By Jonathan Davies

The Chancellor's budget is always a closely watched event whether you've got your business eye on it, or the eye of your home life.

And with George Osborne set to deliver the Budget today (Wednesday) we're looking at what YOU want to see from the budget; what is important to your business and what policies you would like to see added, changed or removed.

In Part One and Part Two, technology, company cars, foreign exchange, manufacturing & exports, recruitment & training and funding were all on the agenda.


Simon Hill, MD of idea management firm Wazoku wants to see evidence of an overall vision for UK enterprise in the forthcoming budget:

“This is one of George Osborne’s last opportunities this parliament to show that he has an overall vision for UK enterprise. To this point there has been a lot of talk, but not enough tangible policies that will actually help start-ups. Entrepreneurs and start-ups are the heart of any economy - providing jobs and paying taxes on sales and services. But it feels like there are too many barriers to innovation, particularly with access to finance and on-going cash-flow.”

“There are tentative but encouraging signs of recovery in the overall economy so now is the time to make a commitment to supporting enterprise and perhaps leave a legacy beyond empty words. This could be tax incentives on equity finance or NI relief for start-ups, anything to show this Government is serious about innovation and entrepreneurship.”

Business Rates

Askar Sheibani, Entrepreneurship Champion for Wales, chairman of the Deeside Enterprise Zone, and CEO of telecoms repair and support company Comtek?

“The Chancellor urgently needs to address the current business rates system, which is a completely unmerited way of taxing companies. It takes no account of the success or maturity of the business and is far in excess of that levied in other European countries. As a UK business with operations both here and in the Netherlands, we currently pay thirty times more for our UK business rates than we do abroad, even though the properties are a similar size. Taxes such as these mean less investment in revenue generating activities and ultimately thwart Britain’s ability to compete internationally.

“While the Government has taken steps to lower business rates for some organisations, such as those adhering to specific criteria and located in Enterprise Zones, it must overhaul the entire process. More focus should be on profitability and performance, so as to encourage, rather than hamper, business growth.”

Tax Incentives

Rupert Lee-Browne, founder & CEO of Caxton FX, the currency exchange business wants better tax incentives for growing businesses.

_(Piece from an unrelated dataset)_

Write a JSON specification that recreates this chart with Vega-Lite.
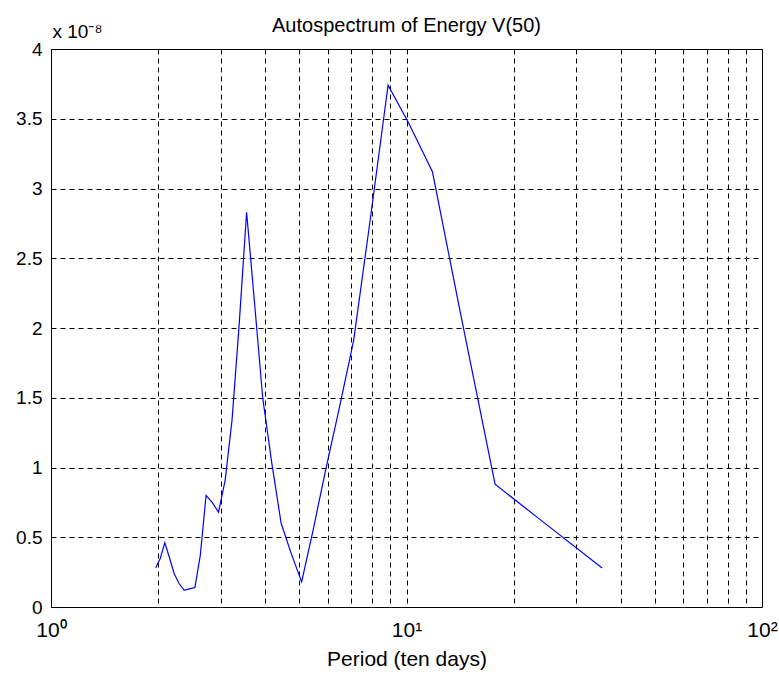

He said: " “I would like to see the introduction of tax incentives to entrepreneurs that will actively encourage them to grow their businesses rather than sell out.

"Britain's economy depends on the wealth and job creation that our entrepreneurs generate, which is why I am calling for more favourable tax treatment of dividends for founder shareholders that should be given once a company has been running for several years. This will support UK entrepreneurs in their campaign for growth and inspire them to continue building their businesses, in turn generating further wealth and job creation for the nation.”

Drew Thomson, Group CEO, Starcount, the fan science company, is also looking for tax incentives:

“There’s no question the economy is looking up for British entrepreneurs, but we’re still seeing 74 per cent of business owners saying they expect their workforce to stay the same size this year. We need to see George Osborne announce a Budget that really taps into the potential that start-ups have, to provide the UK with a much-needed injection of job creation. I’d like to see the Chancellor bring in more dynamic tax relief for entrepreneurs, tax relief tied not to the company’s value but the number of jobs it creates. It’s also worth pointing out that, as tax incentives stand, small business owners are being actively incentivised to hold onto their equity. What the tax code should be doing is encouraging entrepreneurs to share equity with employees.”

“One of the major problems I’ve encountered is that the kind of entrepreneurial individuals who have the potential to really get the British economy rolling again are finding it impossible to get mortgages because of their ‘self employed’ status. If George Osborne is serious about reinvigorating business and job creation, more pressure needs to be put on banks to provide entrepreneurs with the basic personal security they need to launch their businesses.”

Access to Lending

Shaun Bailey, CEO Jacob Bailey said:

"Implementing new lending schemes to give SMEs the stepping stone required to reach the next stage of business growth will undoubtedly see a boom within the industry. Whilst there are equity lending schemes available, SMEs currently face huge challenges and a whole wrath of hoops to jump through if they want to secure a loan, which is so vital to delivering growth. The government should be looking at alternative lending opportunities and creating a greater level of competition amongst the loan providers, which opens up the window to those SMEs ready to take the next step."

Stamp Duty

Alistair Bingle, managing director at Bishop’s Move, said:

“The time is right for stamp duty reform. Prior to the Autumn Statement just several months ago, the average cost of a home was £247,693. Now, as The Budget approaches, the average cost has sailed past the £251,000 mark and more first time buyers are being dragged into paying 3pc stamp duty, particularly those in and around London; where the average first home price is currently £276,000. The Budget presents an ideal opportunity for the Government to introduce a stamp duty holiday and a failure to do so, particularly for first time buyers, will undermine the Government's previous attempts to kick-start the property market of which first time buyers play a pivotal role.”